Now, a kitchen is not the only thing I look for in a home. But this was to be my dream home, my compensation for leaving Austin, so the precise nature and character of the kitchen figured pretty largely in my mind. And don't I deserve good tools? I'm the sole cook in the family and it's a job I have something of a passion for, so I was looking forward to at long last having a kitchen like the pages in a magazine. Here's the kitchen in the (cheaper) house
I wanted us to buy.
The Drool Kitchen:
And this is the kitchen I got (Kitchen X):
Mike, an agreeable fellow, has approved spending whatever it takes to turn Kitchen X into the Drool Kitchen, but I can tell he doesn't really mean that. Because
that would mean taking out the offendingly neutral cabinets and replacing them with something, well, cottagey feeling, with old fashioned inset framing and display cases and a plate rack, not to mention knobs that cost more than $2.00 at Home Depot. It's best not to even think about what I'd like to do and just concentrate on what I can do.
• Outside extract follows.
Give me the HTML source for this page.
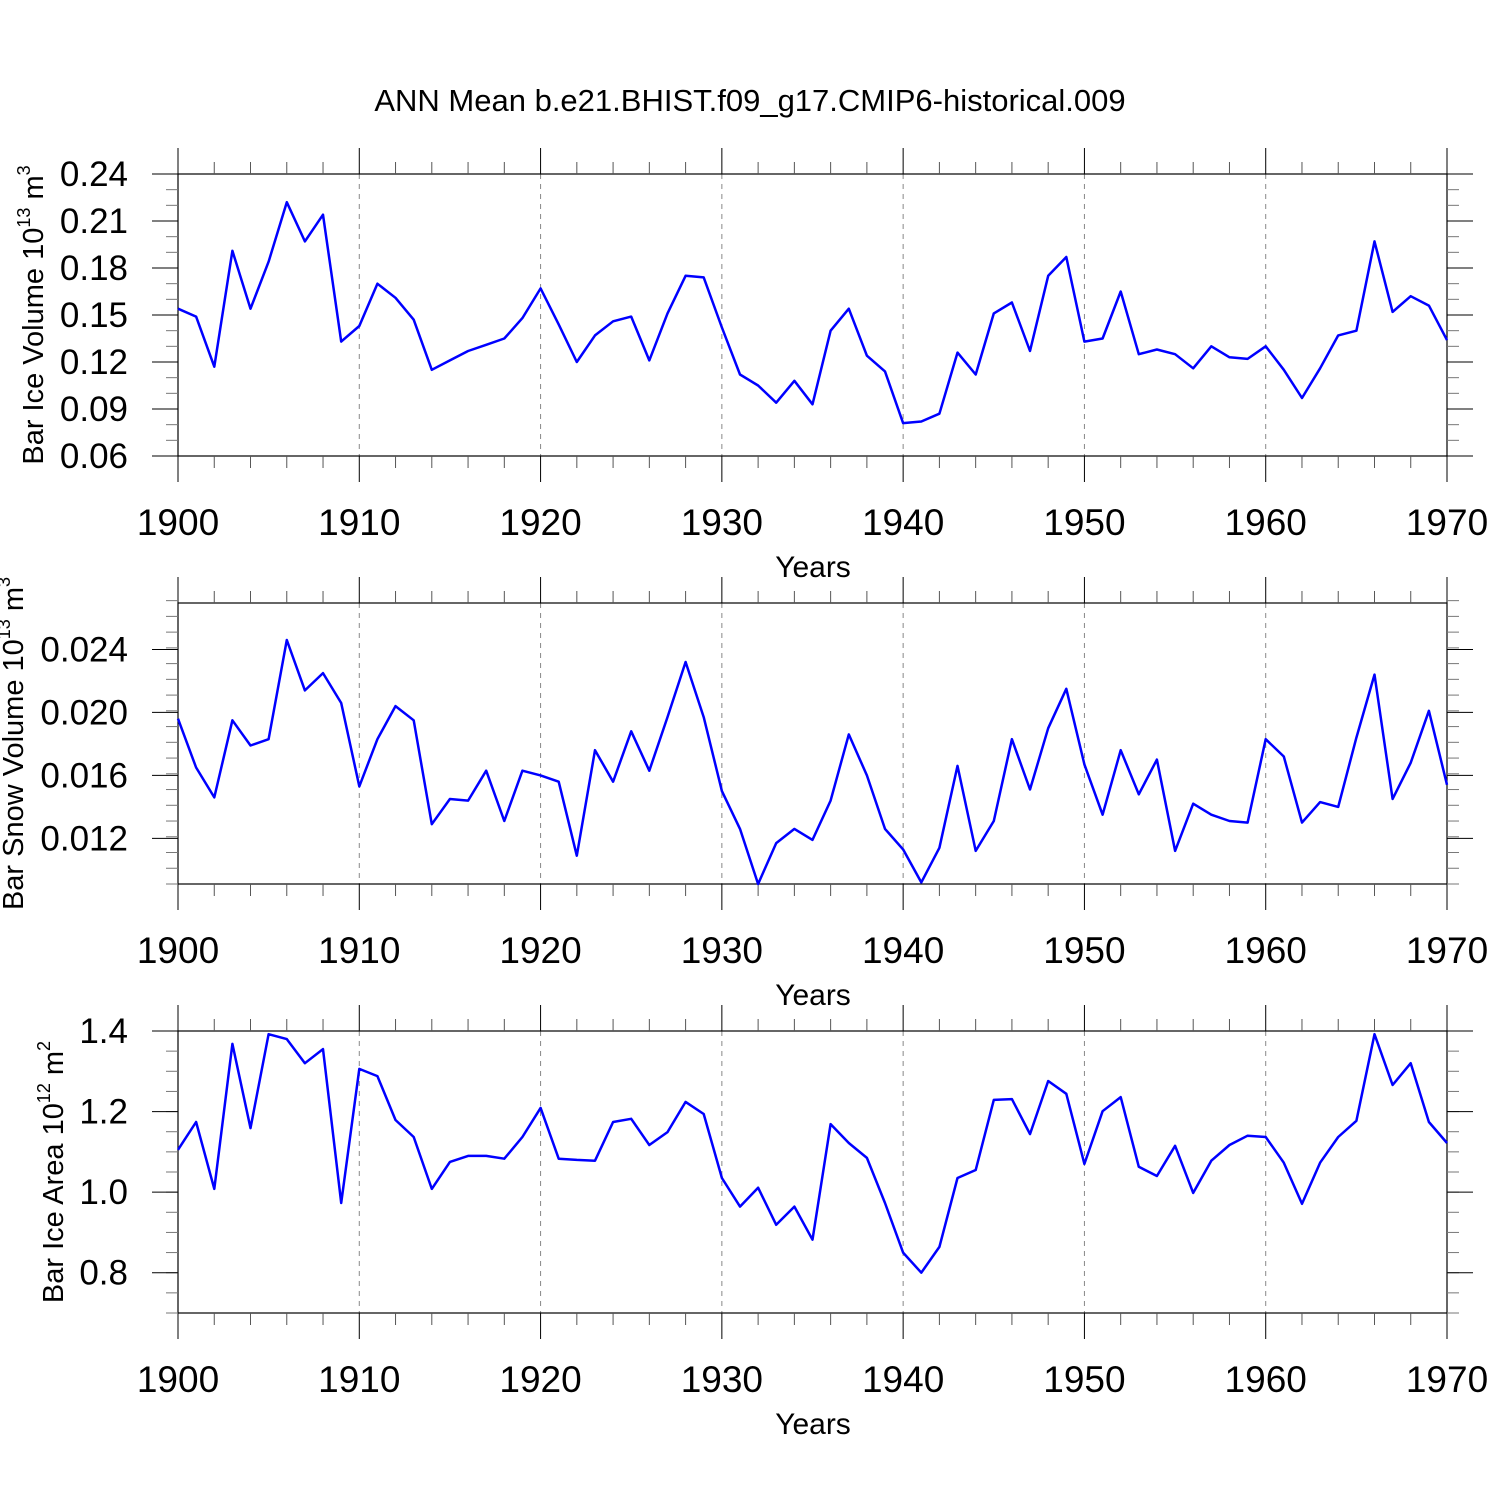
<!DOCTYPE html>
<html><head><meta charset="utf-8"><style>
html,body{margin:0;padding:0;background:#fff}
svg{display:block;font-family:"Liberation Sans",sans-serif}
</style></head><body>
<svg id="chart" width="1500" height="1500" viewBox="0 0 1500 1500">
<text x="750" y="111" font-size="31" text-anchor="middle">ANN Mean b.e21.BHIST.f09_g17.CMIP6-historical.009</text>
</svg>
<script>
const years = [];
for (let y = 1900; y <= 1970; y++) years.push(y);
const iceVolume = [0.154,0.149,0.117,0.191,0.154,0.184,0.222,0.197,0.214,0.133,0.143,0.170,0.161,0.147,0.115,0.121,0.127,0.131,0.135,0.148,0.167,0.144,0.120,0.137,0.146,0.149,0.121,0.151,0.175,0.174,0.142,0.112,0.105,0.094,0.108,0.093,0.140,0.154,0.124,0.114,0.081,0.082,0.087,0.126,0.112,0.151,0.158,0.127,0.175,0.187,0.133,0.135,0.165,0.125,0.128,0.125,0.116,0.130,0.123,0.122,0.130,0.115,0.097,0.116,0.137,0.140,0.197,0.152,0.162,0.156,0.134];
const snowVolume = [0.0196,0.0165,0.0146,0.0195,0.0179,0.0183,0.0246,0.0214,0.0225,0.0206,0.0153,0.0183,0.0204,0.0195,0.0129,0.0145,0.0144,0.0163,0.0131,0.0163,0.0160,0.0156,0.0109,0.0176,0.0156,0.0188,0.0163,0.0197,0.0232,0.0197,0.0150,0.0126,0.0091,0.0117,0.0126,0.0119,0.0144,0.0186,0.0160,0.0126,0.0113,0.0092,0.0114,0.0166,0.0112,0.0131,0.0183,0.0151,0.0190,0.0215,0.0167,0.0135,0.0176,0.0148,0.0170,0.0112,0.0142,0.0135,0.0131,0.0130,0.0183,0.0172,0.0130,0.0143,0.0140,0.0184,0.0224,0.0145,0.0168,0.0201,0.0154];
const iceArea = [1.105,1.174,1.008,1.368,1.159,1.392,1.380,1.320,1.355,0.973,1.306,1.288,1.179,1.137,1.008,1.075,1.090,1.090,1.083,1.137,1.209,1.083,1.080,1.078,1.174,1.182,1.117,1.149,1.224,1.194,1.035,0.964,1.011,0.919,0.964,0.882,1.169,1.122,1.085,0.973,0.850,0.800,0.864,1.035,1.055,1.229,1.231,1.144,1.276,1.244,1.070,1.201,1.236,1.063,1.040,1.115,0.998,1.078,1.117,1.140,1.137,1.073,0.971,1.073,1.137,1.177,1.392,1.266,1.320,1.174,1.122];
const xTicks = [1900,1910,1920,1930,1940,1950,1960,1970];
const ticks1 = [0.06,0.09,0.12,0.15,0.18,0.21,0.24];
const ticks2 = [0.012,0.016,0.020,0.024];
const ticks3 = [0.8,1.0,1.2,1.4];

const svg = document.getElementById('chart');
const NS = 'http://www.w3.org/2000/svg';
function mk(tag, attrs, parent) {
  const e = document.createElementNS(NS, tag);
  for (const k in attrs) e.setAttribute(k, attrs[k]);
  (parent || svg).appendChild(e);
  return e;
}
const X0 = 178, X1 = 1447;
const xs = v => X0 + (v - 1900) / 70 * (X1 - X0);

function panel(name, top, bot, ymin, ymax, ticks, dec, minorStep, data, titleParts, titleX) {
  const g = mk('g', {});
  
  
  const ys = v => bot - (v - ymin) / (ymax - ymin) * (bot - top);
  for (let yr = 1910; yr <= 1960; yr += 10) {
    const l = mk('line', {x1: xs(yr), x2: xs(yr), y1: top, y2: bot, stroke: '#888', 'stroke-width': 1, 'stroke-dasharray': '5,5'}, g);
    
    
  }
  const fr = mk('rect', {x: X0, y: top, width: X1 - X0, height: bot - top, fill: 'none', stroke: '#000', 'stroke-width': 1.2}, g);
  
  
  for (let yr = 1900; yr <= 1970; yr += 2) {
    const major = yr % 10 === 0;
    const L = major ? 26 : 12;
    const c = major ? '#000' : '#555';
    mk('line', {x1: xs(yr), x2: xs(yr), y1: top - L, y2: top, stroke: c, 'stroke-width': 1}, g);
    mk('line', {x1: xs(yr), x2: xs(yr), y1: bot, y2: bot + L, stroke: c, 'stroke-width': 1}, g);
  }
  xTicks.forEach(t => {
    const tx = mk('text', {x: xs(t), y: bot + 79, 'font-size': 37, 'text-anchor': 'middle'}, g);
    tx.textContent = t;
    
    
  });
  const xt = mk('text', {x: 813, y: bot + 121, 'font-size': 30, 'text-anchor': 'middle'}, g);
  xt.textContent = 'Years';
  
  
  const nMin = Math.round((ymax - ymin) / minorStep);
  for (let i = 0; i <= nMin; i++) {
    const y = ys(ymin + i * minorStep);
    mk('line', {x1: X0 - 12, x2: X0, y1: y, y2: y, stroke: '#777', 'stroke-width': 1}, g);
    mk('line', {x1: X1, x2: X1 + 12, y1: y, y2: y, stroke: '#777', 'stroke-width': 1}, g);
  }
  ticks.forEach(t => {
    const y = ys(t);
    mk('line', {x1: X0 - 26, x2: X0, y1: y, y2: y, stroke: '#000', 'stroke-width': 1}, g);
    mk('line', {x1: X1, x2: X1 + 26, y1: y, y2: y, stroke: '#000', 'stroke-width': 1}, g);
    const tx = mk('text', {x: 128, y: y + 12, 'font-size': 35, 'text-anchor': 'end'}, g);
    tx.textContent = t.toFixed(dec);
    
    
  });
  const cy = (top + bot) / 2;
  const yt = mk('text', {x: 0, y: 0, 'font-size': 29, 'text-anchor': 'middle', transform: `translate(${titleX},${cy}) rotate(-90)`}, g);
  
  
  const a = mk('tspan', {}, yt); a.textContent = titleParts[0];
  const b = mk('tspan', {dy: -13, 'font-size': 18}, yt); b.textContent = titleParts[1];
  const c = mk('tspan', {dy: 13}, yt); c.textContent = ' m';
  const d = mk('tspan', {dy: -13, 'font-size': 18}, yt); d.textContent = titleParts[2];
  const pts = data.map((v, i) => xs(years[i]).toFixed(1) + ',' + ys(v).toFixed(1)).join(' ');
  const pl = mk('polyline', {points: pts, fill: 'none', stroke: '#0000ff', 'stroke-width': 2.5, 'stroke-linejoin': 'round'}, g);
  
  
}
panel('ice-volume', 174, 456, 0.06, 0.24, ticks1, 2, 0.01, iceVolume, ['Bar Ice Volume 10', '13', '3'], 43);
panel('snow-volume', 603, 884, 0.0091, 0.02695, ticks2, 3, 0.001, snowVolume, ['Bar Snow Volume 10', '13', '3'], 23);
panel('ice-area', 1031, 1313, 0.7, 1.4, ticks3, 1, 0.05, iceArea, ['Bar Ice Area 10', '12', '2'], 63);
</script>
</body></html>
The builder, thankfully, hadn't ordered appliances yet so the first job is to decide on a range. You'd think it would be easy because I know I want gas, I know I want a free-standing range and I know what my minimum BTU requirements are. I also know I want something that looks good (thus sadly ruling out everything recommended by Consumer Dowdy Reports).
But knowing what I want hasn't helped much. I've fallen in love and out of love with several different ranges. Just as soon as I would gain some confidence that a particular cooker was sturdy and reliable and performs well, I'd come across a legion of unhappy purchasers, yakking away on the web (when do these people actually cook anything?). Their machines were busted and the service centers were staffed by the Sons of Darkness. After rejecting Thermador, Viking, the Kitchen Aid and Dacor, I started wondering what was so wrong, really, with just a brick oven behind the garage and a propane grill in the driveway? Hell, what's wrong with just a tent in the yard? We could rent out the house and turn a profit!
But fantasies of escape aside, I have to have a range (and I should admit I was never in much danger of shelling out for one of the really pricey brands). After many hours of tracking down rumors and reading reviews, I think I've narrowed the choice of range down to a Bluestar or an American Range.
And let's be honest, I've fallen again. This time for the Bluestar. I use a wok for everything that needs real heat, whether it's the onions you brown for a curry or the roux you blacken for a gumbo. The concentrated heat makes the flour brown more quickly and the curved surface makes it easy --and safe -- to whisk the roux, that lethal stuff known as "Cajun Napalm". The Bluestar's grate cradles a wok beautifully, concentrating the flame right on the pot's surface.
And if it weren't for a few but very noisy unhappy Bluestar customers on the web, I probably wouldn't be considering the American Range. But it has a solid pedigree, has almost no complaints on the web, and is the product of a company that has built commercial ranges in this country for decades. People who say they know something about steel insist that the American Range is built with much higher quality steel, and so will last forever. I'd be wholly suckered into this claim if the AR company offered a five year warranty, but since they don't, I'm suspicious.
So I'm looking forward to the hands-on research. I'll have to find a showroom that will let me cook on both machines. Soon, I hope, I will file my report from the frontlines.